Other examples (to name a few) of Privacy Cryptocurrencies include ZCash (ZEC), Verge (XVG), and Dash.

Even though malicious actors could decide to use such Privacy Cryptocurrencies to obfuscate and hide any traces of their criminal activities (hacks for example), there exist a number of perfectly valid reasons somebody else, without wanting to do any harm, wants to preserve full anonimity regarding their cryptocurrency transactions.

Proof of Stake (POS) Consensus

Proof of Stake is a consensus protocol used as an alternative to Proof of Work. Proof of Stake determines a miner's / block producer's ability to mine / validate block transactions as determined by how many tokens the miner holds himself. The more tokens a miner has, the more mining power he has.

As opposed to Proof of Work, with which an enormous amount of computing power is used to solve cryptographic challenges / puzzles, which is both considered to be "safe" but also inefficient and "power hungry", and potentially having the risk of a 51% Attack which could happen when a miner or pool of miners control(s) (more than) 51% of all network computational power, with Proof of Stake in case a miner owns for example 4% of all tokens he can only mine 4% or the transactions.

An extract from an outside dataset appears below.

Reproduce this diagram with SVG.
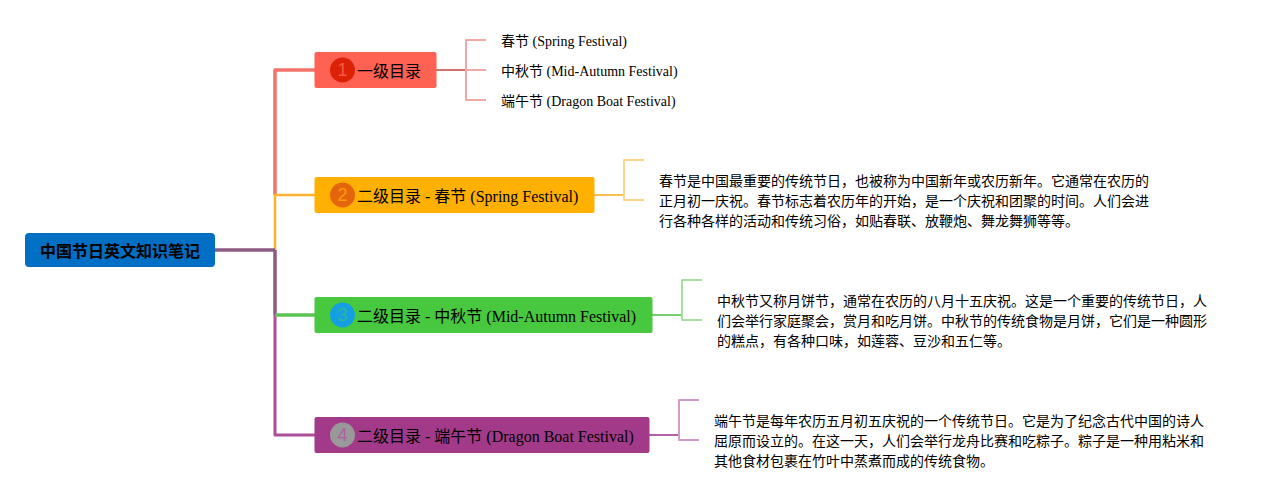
<svg xmlns="http://www.w3.org/2000/svg" width="1277" height="500" viewBox="0 0 1277 500">
<style>
text{font-family:"Liberation Serif","Noto Sans CJK SC",serif;fill:#000}
.root{font-family:"Noto Sans CJK SC",sans-serif;font-size:16px;font-weight:700;text-anchor:middle}
.t{font-size:16px}
.l{font-size:14px}
.num{font-family:"Liberation Sans",sans-serif;font-size:18px;text-anchor:middle}
.c{fill:none;stroke-linejoin:round}
</style>
<rect width="1277" height="500" fill="#fff"/>
<g id="connectors">
<path class="c" d="M315 70H275V195" stroke="#f2736a" stroke-width="3.500"/>
<path class="c" d="M315 195H275V250" stroke="#fbb22e" stroke-width="2.500"/>
<path class="c" d="M275 315V435H315" stroke="#aa4f98" stroke-width="3"/>
<path class="c" d="M275 250V315" stroke="#8c5a83" stroke-width="3.500"/>
<path class="c" d="M275 315H315" stroke="#5cc353" stroke-width="3.500"/>
<path class="c" d="M215 250H275" stroke="#8c5a83" stroke-width="3.500"/>
<path class="c" d="M436 70H466" stroke="#d4706a" stroke-width="2"/>
<path class="c" d="M486 40H466V100H486M466 70H486" stroke="#f0a8a3" stroke-width="2"/>
<path class="c" d="M594 195H624" stroke="#f8c04f" stroke-width="2"/>
<path class="c" d="M644 160H624V200H644" stroke="#fbd68a" stroke-width="2"/>
<path class="c" d="M652 315H682" stroke="#74cf6c" stroke-width="2"/>
<path class="c" d="M702 280H682V320H702" stroke="#a5e09f" stroke-width="2"/>
<path class="c" d="M649 435H679" stroke="#b560a5" stroke-width="2"/>
<path class="c" d="M699 400H679V440H699" stroke="#d19cc8" stroke-width="2"/>
</g>
<g id="root"><rect x="25" y="233" width="190" height="34" rx="4" fill="#006fc4"/><text class="root" x="120" y="257">中国节日英文知识笔记</text></g>
<g id="n1"><rect x="314.500" y="52" width="122" height="36" rx="2" fill="#ff6152"/><circle cx="342.500" cy="70" r="12.500" fill="#dd2106"/><text class="num" x="342.500" y="76" style="fill:#f25a45">1</text><text class="t" x="357" y="77">一级目录</text></g>
<g id="n2"><rect x="314.500" y="177" width="280" height="36" rx="2" fill="#ffb000"/><circle cx="342.500" cy="195" r="12.500" fill="#e5650c"/><text class="num" x="342.500" y="201" style="fill:#fb9b10">2</text><text class="t" x="357" y="202">二级目录 - 春节 (Spring Festival)</text></g>
<g id="n3"><rect x="314.500" y="297" width="338" height="36" rx="2" fill="#48c83e"/><circle cx="342.500" cy="315" r="12.500" fill="#14a0e0"/><text class="num" x="342.500" y="321" style="fill:#2eb4a0">3</text><text class="t" x="357" y="322">二级目录 - 中秋节 (Mid-Autumn Festival)</text></g>
<g id="n4"><rect x="314.500" y="417" width="335" height="36" rx="2" fill="#a33a89"/><circle cx="342.500" cy="435" r="12.500" fill="#999"/><text class="num" x="342.500" y="441" style="fill:#b0609f">4</text><text class="t" x="357" y="442">二级目录 - 端午节 (Dragon Boat Festival)</text></g>
<g id="leaf1"><text class="l" x="501" y="46">春节 (Spring Festival)</text></g>
<g id="leaf2"><text class="l" x="501" y="76">中秋节 (Mid-Autumn Festival)</text></g>
<g id="leaf3"><text class="l" x="501" y="106">端午节 (Dragon Boat Festival)</text></g>
<g id="desc1"><text class="l" x="659" y="186">春节是中国最重要的传统节日，也被称为中国新年或农历新年。它通常在农历的</text><text class="l" x="659" y="206">正月初一庆祝。春节标志着农历年的开始，是一个庆祝和团聚的时间。人们会进</text><text class="l" x="659" y="226">行各种各样的活动和传统习俗，如贴春联、放鞭炮、舞龙舞狮等等。</text></g>
<g id="desc2"><text class="l" x="717" y="306">中秋节又称月饼节，通常在农历的八月十五庆祝。这是一个重要的传统节日，人</text><text class="l" x="717" y="326">们会举行家庭聚会，赏月和吃月饼。中秋节的传统食物是月饼，它们是一种圆形</text><text class="l" x="717" y="346">的糕点，有各种口味，如莲蓉、豆沙和五仁等。</text></g>
<g id="desc3"><text class="l" x="714" y="426">端午节是每年农历五月初五庆祝的一个传统节日。它是为了纪念古代中国的诗人</text><text class="l" x="714" y="446">屈原而设立的。在这一天，人们会举行龙舟比赛和吃粽子。粽子是一种用粘米和</text><text class="l" x="714" y="466">其他食材包裹在竹叶中蒸煮而成的传统食物。</text></g>
</svg>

Proof of Work (POW) Consensus

Proof of Work is a consensus protocol directly connecting mining capabilities to computational power. In order to validate a transaction for inclusion into a block, those blocks need to be hashed. In and by itself this cryptographic hashing is a relatively straightforward and easy computational task, but in order to incentivise competition among block producers / miners the hashing process is made more difficult by adding an additional variable, a cryptographic puzzle. The more computing power ("hash rates") is added to the entire blockchain network, the more complex the hashing process is made. Because "computational work" needs to be done in order to successfully hash, a successful hash must have required considerable effort / work, hence a hashed block is assumed to be "Proof of Work".

In order to incentivise miners to add their computational power to the blockchain network, rewards are given to the first miner to successfully hash a block. In the case of the Bitcoin (and also Litecoin) blockchain for example, per block, currently the rewards are 12.5 new Bitcoins. This immense computational power costs both hardware, system maintenance, housing and electricity expenses. In case the spot price of Bitcoin is high, as compared to mining costs, mining is very profitable, more mining capacity and therefore computational power is added to the network, which in turn leads to an increasing hashing complexity / mining difficulty (making it harder to solve the cryptographic puzzles). In case Bitcoin price is low, mining rewards are lower than mining costs, so in turn some miners shutdown their mining equipment, leading to a reduced amount of hashing power, which leads to a decreased hashing complexity / mining difficulty.

As a consequence, Bitcoin's network hash rate / mining difficulty is strongly correlated to Bitcoin price.

Protocol

In an information technology context, a "protocol" may be perceived as a specific set of rules that prescribe how specific data is transmitted. In a cryptocurrency context, such a protocol refers to the rule set being applied to certain actions on a specific blockchain network.